Nous avons demandé d’encourager les entreprises russes à travailler au Liban, et nous avons reçu une réponse positive, car nous devons reconstruire le port de Beyrouth. C’est un travail colossal, nous avons donc demandé aux entreprises russes de venir. Il y a aussi des projets dans le domaine de l’énergie électrique qui visent à augmenter notre capacité à produire de l’électricité.
Il y aura un appel d’offres, les entreprises viendront avec leurs offres. Il est important pour nous que les entreprises russes participent à ces projets, on nous a promis que les entreprises russes seraient encouragées à faire une soumission, car il est important pour nous d’améliorer les relations économiques avec la Russie.
Quand la réalisation des projets de reconstruction du port de Beyrouth commencera-t-elle?
Je dirais bientôt, mais je ne sais pas quand exactement.
Cette année ou l’année prochaine?
Pas cette année. Je pense que ce sera certainement au début de l’année prochaine.
Dans quels autres domaines, outre la reconstruction du port et la production d’électricité, allez-vous coopérer avec la Russie?

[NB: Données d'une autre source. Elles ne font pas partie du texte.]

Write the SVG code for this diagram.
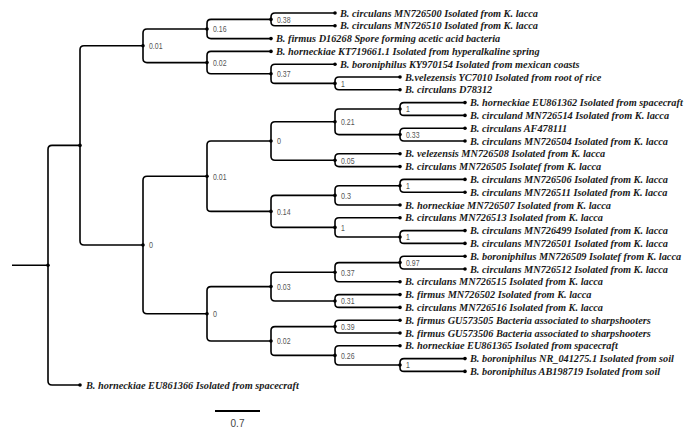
<svg xmlns="http://www.w3.org/2000/svg" width="684" height="432" viewBox="0 0 684 432">
<defs>
<marker id="dot" markerWidth="5" markerHeight="5" refX="2.5" refY="2.5" markerUnits="userSpaceOnUse"><circle cx="2.5" cy="2.5" r="1.8" fill="#000"/></marker>
<style>
.e{fill:none;stroke:#000;stroke-width:1.6;marker-end:url(#dot)}
.leaf{font-family:"Liberation Serif","Times New Roman",serif;font-style:italic;font-weight:bold;font-size:10.3px;fill:#1a1a1a}
.lb{font-family:"Liberation Sans",Arial,sans-serif;font-size:9.5px;fill:#555}
.sc{font-family:"Liberation Sans",Arial,sans-serif;font-size:10px;fill:#444}
</style>
</defs>
<rect width="684" height="432" fill="#fff"/>
<g id="connectors">
<path class="e" d="M12,265.2 H48"/>
<path class="e" d="M48,265.2 V149.4 Q48,145.4 52,145.4 H80"/>
<path class="e" d="M48,265.2 V381 Q48,385 52,385 H80"/>
<path class="e" d="M80,145.4 V49.8 Q80,45.8 84,45.8 H143"/>
<path class="e" d="M80,145.4 V241 Q80,245 84,245 H143"/>
<path class="e" d="M143,45.8 V33 Q143,29 147,29 H207"/>
<path class="e" d="M143,45.8 V58.6 Q143,62.6 147,62.6 H207"/>
<path class="e" d="M207,29 V23.4 Q207,19.4 211,19.4 H271"/>
<path class="e" d="M207,29 V34.6 Q207,38.6 211,38.6 H271"/>
<path class="e" d="M271,19.4 V17 Q271,13 275,13 H335"/>
<path class="e" d="M271,19.4 V21.8 Q271,25.8 275,25.8 H335"/>
<path class="e" d="M207,62.6 V55.4 Q207,51.4 211,51.4 H271"/>
<path class="e" d="M207,62.6 V69.8 Q207,73.8 211,73.8 H271"/>
<path class="e" d="M271,73.8 V68.2 Q271,64.2 275,64.2 H335"/>
<path class="e" d="M271,73.8 V79.4 Q271,83.4 275,83.4 H335"/>
<path class="e" d="M335,83.4 V81 Q335,77 339,77 H400"/>
<path class="e" d="M335,83.4 V85.8 Q335,89.8 339,89.8 H400"/>
<path class="e" d="M143,245 V180.2 Q143,176.2 147,176.2 H207"/>
<path class="e" d="M143,245 V309.8 Q143,313.8 147,313.8 H207"/>
<path class="e" d="M207,176.2 V145 Q207,141 211,141 H271"/>
<path class="e" d="M207,176.2 V207.4 Q207,211.4 211,211.4 H271"/>
<path class="e" d="M271,141 V125.8 Q271,121.8 275,121.8 H335"/>
<path class="e" d="M271,141 V156.2 Q271,160.2 275,160.2 H335"/>
<path class="e" d="M335,121.8 V113 Q335,109 339,109 H400"/>
<path class="e" d="M335,121.8 V130.6 Q335,134.6 339,134.6 H400"/>
<path class="e" d="M400,109 V106.6 Q400,102.6 404,102.6 H465"/>
<path class="e" d="M400,109 V111.4 Q400,115.4 404,115.4 H465"/>
<path class="e" d="M400,134.6 V132.2 Q400,128.2 404,128.2 H465"/>
<path class="e" d="M400,134.6 V137 Q400,141 404,141 H465"/>
<path class="e" d="M335,160.2 V157.8 Q335,153.8 339,153.8 H400"/>
<path class="e" d="M335,160.2 V162.6 Q335,166.6 339,166.6 H400"/>
<path class="e" d="M271,211.4 V199.4 Q271,195.4 275,195.4 H335"/>
<path class="e" d="M271,211.4 V223.4 Q271,227.4 275,227.4 H335"/>
<path class="e" d="M335,195.4 V189.8 Q335,185.8 339,185.8 H400"/>
<path class="e" d="M335,195.4 V201 Q335,205 339,205 H400"/>
<path class="e" d="M400,185.8 V183.4 Q400,179.4 404,179.4 H465"/>
<path class="e" d="M400,185.8 V188.2 Q400,192.2 404,192.2 H465"/>
<path class="e" d="M335,227.4 V221.8 Q335,217.8 339,217.8 H400"/>
<path class="e" d="M335,227.4 V233 Q335,237 339,237 H400"/>
<path class="e" d="M400,237 V234.6 Q400,230.6 404,230.6 H465"/>
<path class="e" d="M400,237 V239.4 Q400,243.4 404,243.4 H465"/>
<path class="e" d="M207,313.8 V290.6 Q207,286.6 211,286.6 H271"/>
<path class="e" d="M207,313.8 V337 Q207,341 211,341 H271"/>
<path class="e" d="M271,286.6 V276.2 Q271,272.2 275,272.2 H335"/>
<path class="e" d="M271,286.6 V297 Q271,301 275,301 H335"/>
<path class="e" d="M335,272.2 V266.6 Q335,262.6 339,262.6 H400"/>
<path class="e" d="M335,272.2 V277.8 Q335,281.8 339,281.8 H400"/>
<path class="e" d="M400,262.6 V260.2 Q400,256.2 404,256.2 H465"/>
<path class="e" d="M400,262.6 V265 Q400,269 404,269 H465"/>
<path class="e" d="M335,301 V298.6 Q335,294.6 339,294.6 H400"/>
<path class="e" d="M335,301 V303.4 Q335,307.4 339,307.4 H400"/>
<path class="e" d="M271,341 V330.6 Q271,326.6 275,326.6 H335"/>
<path class="e" d="M271,341 V351.4 Q271,355.4 275,355.4 H335"/>
<path class="e" d="M335,326.6 V324.2 Q335,320.2 339,320.2 H400"/>
<path class="e" d="M335,326.6 V329 Q335,333 339,333 H400"/>
<path class="e" d="M335,355.4 V349.8 Q335,345.8 339,345.8 H400"/>
<path class="e" d="M335,355.4 V361 Q335,365 339,365 H400"/>
<path class="e" d="M400,365 V362.6 Q400,358.6 404,358.6 H465"/>
<path class="e" d="M400,365 V367.4 Q400,371.4 404,371.4 H465"/>
</g>
<g id="n-B"><text class="lb" x="149" y="49.1" textLength="13.5" lengthAdjust="spacingAndGlyphs">0.01</text></g>
<g id="n-N16"><text class="lb" x="213" y="32.3" textLength="13.5" lengthAdjust="spacingAndGlyphs">0.16</text></g>
<g id="n-N38"><text class="lb" x="277" y="22.7" textLength="13.5" lengthAdjust="spacingAndGlyphs">0.38</text></g>
<g id="n-N02a"><text class="lb" x="213" y="65.9" textLength="13.5" lengthAdjust="spacingAndGlyphs">0.02</text></g>
<g id="n-N37a"><text class="lb" x="277" y="77.1" textLength="13.5" lengthAdjust="spacingAndGlyphs">0.37</text></g>
<g id="n-N1a"><text class="lb" x="341" y="86.7" textLength="3.8" lengthAdjust="spacingAndGlyphs">1</text></g>
<g id="n-C"><text class="lb" x="149" y="248.3" textLength="4" lengthAdjust="spacingAndGlyphs">0</text></g>
<g id="n-N01b"><text class="lb" x="213" y="179.5" textLength="13.5" lengthAdjust="spacingAndGlyphs">0.01</text></g>
<g id="n-N0a"><text class="lb" x="277" y="144.3" textLength="4" lengthAdjust="spacingAndGlyphs">0</text></g>
<g id="n-N21"><text class="lb" x="341" y="125.1" textLength="13.5" lengthAdjust="spacingAndGlyphs">0.21</text></g>
<g id="n-N1b"><text class="lb" x="406" y="112.3" textLength="3.8" lengthAdjust="spacingAndGlyphs">1</text></g>
<g id="n-N33"><text class="lb" x="406" y="137.9" textLength="13.5" lengthAdjust="spacingAndGlyphs">0.33</text></g>
<g id="n-N05"><text class="lb" x="341" y="163.5" textLength="13.5" lengthAdjust="spacingAndGlyphs">0.05</text></g>
<g id="n-N14"><text class="lb" x="277" y="214.7" textLength="13.5" lengthAdjust="spacingAndGlyphs">0.14</text></g>
<g id="n-N3"><text class="lb" x="341" y="198.7" textLength="10" lengthAdjust="spacingAndGlyphs">0.3</text></g>
<g id="n-N1c"><text class="lb" x="406" y="189.1" textLength="3.8" lengthAdjust="spacingAndGlyphs">1</text></g>
<g id="n-N1e"><text class="lb" x="341" y="230.7" textLength="3.8" lengthAdjust="spacingAndGlyphs">1</text></g>
<g id="n-N1d"><text class="lb" x="406" y="240.3" textLength="3.8" lengthAdjust="spacingAndGlyphs">1</text></g>
<g id="n-N0c"><text class="lb" x="213" y="317.1" textLength="4" lengthAdjust="spacingAndGlyphs">0</text></g>
<g id="n-N03"><text class="lb" x="277" y="289.9" textLength="13.5" lengthAdjust="spacingAndGlyphs">0.03</text></g>
<g id="n-N37b"><text class="lb" x="341" y="275.5" textLength="13.5" lengthAdjust="spacingAndGlyphs">0.37</text></g>
<g id="n-N97"><text class="lb" x="406" y="265.9" textLength="13.5" lengthAdjust="spacingAndGlyphs">0.97</text></g>
<g id="n-N31"><text class="lb" x="341" y="304.3" textLength="13.5" lengthAdjust="spacingAndGlyphs">0.31</text></g>
<g id="n-N02b"><text class="lb" x="277" y="344.3" textLength="13.5" lengthAdjust="spacingAndGlyphs">0.02</text></g>
<g id="n-N39"><text class="lb" x="341" y="329.9" textLength="13.5" lengthAdjust="spacingAndGlyphs">0.39</text></g>
<g id="n-N26"><text class="lb" x="341" y="358.7" textLength="13.5" lengthAdjust="spacingAndGlyphs">0.26</text></g>
<g id="n-N1f"><text class="lb" x="406" y="368.3" textLength="3.8" lengthAdjust="spacingAndGlyphs">1</text></g>
<g id="leaf-1"><text class="leaf" x="340" y="16.6">B. circulans MN726500 Isolated from K. lacca</text></g>
<g id="leaf-2"><text class="leaf" x="340" y="29.4">B. circulans MN726510 Isolated from K. lacca</text></g>
<g id="leaf-3"><text class="leaf" x="276" y="42.2">B. firmus D16268 Spore forming acetic acid bacteria</text></g>
<g id="leaf-4"><text class="leaf" x="276" y="55">B. horneckiae KT719661.1 Isolated from hyperalkaline spring</text></g>
<g id="leaf-5"><text class="leaf" x="340" y="67.8">B. boroniphilus KY970154 Isolated from mexican coasts</text></g>
<g id="leaf-6"><text class="leaf" x="405" y="80.6">B.velezensis YC7010 Isolated from root of rice</text></g>
<g id="leaf-7"><text class="leaf" x="405" y="93.4">B. circulans D78312</text></g>
<g id="leaf-8"><text class="leaf" x="470" y="106.2">B. horneckiae EU861362 Isolated from spacecraft</text></g>
<g id="leaf-9"><text class="leaf" x="470" y="119">B. circuland MN726514 Isolated from K. lacca</text></g>
<g id="leaf-10"><text class="leaf" x="470" y="131.8">B. circulans AF478111</text></g>
<g id="leaf-11"><text class="leaf" x="470" y="144.6">B. circulans MN726504 Isolated from K. lacca</text></g>
<g id="leaf-12"><text class="leaf" x="405" y="157.4">B. velezensis MN726508 Isolated from K. lacca</text></g>
<g id="leaf-13"><text class="leaf" x="405" y="170.2">B. circulans MN726505 Isolatef from K. lacca</text></g>
<g id="leaf-14"><text class="leaf" x="470" y="183">B. circulans MN726506 Isolated from K. lacca</text></g>
<g id="leaf-15"><text class="leaf" x="470" y="195.8">B. circulans MN726511 Isolated from K. lacca</text></g>
<g id="leaf-16"><text class="leaf" x="405" y="208.6">B. horneckiae MN726507 Isolated from K. lacca</text></g>
<g id="leaf-17"><text class="leaf" x="405" y="221.4">B. circulans MN726513 Isolated from K. lacca</text></g>
<g id="leaf-18"><text class="leaf" x="470" y="234.2">B. circulans MN726499 Isolated from K. lacca</text></g>
<g id="leaf-19"><text class="leaf" x="470" y="247">B. circulans MN726501 Isolated from K. lacca</text></g>
<g id="leaf-20"><text class="leaf" x="470" y="259.8">B. boroniphilus MN726509 Isolatef from K. lacca</text></g>
<g id="leaf-21"><text class="leaf" x="470" y="272.6">B. circulans MN726512 Isolated from K. lacca</text></g>
<g id="leaf-22"><text class="leaf" x="405" y="285.4">B. circulans MN726515 Isolated from K. lacca</text></g>
<g id="leaf-23"><text class="leaf" x="405" y="298.2">B. firmus MN726502 Isolated from K. lacca</text></g>
<g id="leaf-24"><text class="leaf" x="405" y="311">B. circulans MN726516 Isolated from K. lacca</text></g>
<g id="leaf-25"><text class="leaf" x="405" y="323.8">B. firmus GU573505 Bacteria associated to sharpshooters</text></g>
<g id="leaf-26"><text class="leaf" x="405" y="336.6">B. firmus GU573506 Bacteria associated to sharpshooters</text></g>
<g id="leaf-27"><text class="leaf" x="405" y="349.4">B. horneckiae EU861365 Isolated from spacecraft</text></g>
<g id="leaf-28"><text class="leaf" x="470" y="362.2">B. boroniphilus NR_041275.1 Isolated from soil</text></g>
<g id="leaf-29"><text class="leaf" x="470" y="375">B. boroniphilus AB198719 Isolated from soil</text></g>
<g id="leaf-30"><text class="leaf" x="86" y="388.6">B. horneckiae EU861366 Isolated from spacecraft</text></g>
<g id="scale-bar">
<line x1="215" y1="411" x2="260" y2="411" stroke="#000" stroke-width="2"/>
<text class="sc" x="237.5" y="427" text-anchor="middle">0.7</text>
</g>
</svg>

Certainement dans le domaine de l’exploration pétrolière et gazière après la démarcation des frontières maritimes. Nous espérons voir tous ces projets démarrer au début de l’année prochaine.
Concernant le vaccin russe Spoutnik V, existe-t-il un accord pour le produire au Liban dans le cadre du secteur privé?
Nous avons discuté hier du vaccin Spoutnik V, et on nous a promis d’accélérer les choses afin que nous puissions commencer à produire le vaccin au Liban et à l’exporter.
Y a-t-il un accord à ce sujet au niveau intergouvernemental?
Non, seulement dans le cadre du secteur privé. Mais nous, les gouvernements russe et libanais, l’encourageons et supprimons tous les obstacles qui entravent la production et l’exportation de ce vaccin.
Pouvez-vous expliquer la situation concernant l’approbation du vaccin Spoutnik V au Liban?
Il n’y a pas de problème d’approbation au Liban. Nous avons approuvé le vaccin et nous utilisons le Spoutnik V dans de nombreux endroits, et de nombreuses personnes ont été vaccinées avec. Le problème est que si vous vous vaccinez avec le Spoutnik, vous ne pouvez pas voyager dans les pays occidentaux. Ce sont eux qui n’ont pas approuvé ce vaccin. La plupart des personnes qui voyagent souvent à l’étranger ont recours à des vaccins américains ou européens.
Avec quel vaccin êtes-vous vacciné?
Comme je voyage beaucoup, je me suis fait vacciner avec le Pfizer lorsque j’étais aux États-Unis.
À votre avis, pourquoi le Spoutnik V n’est-il pas approuvé en Occident ?
Je ne sais pas, ce sont des questions scientifiques, bien qu’il y ait peut-être un aspect politique.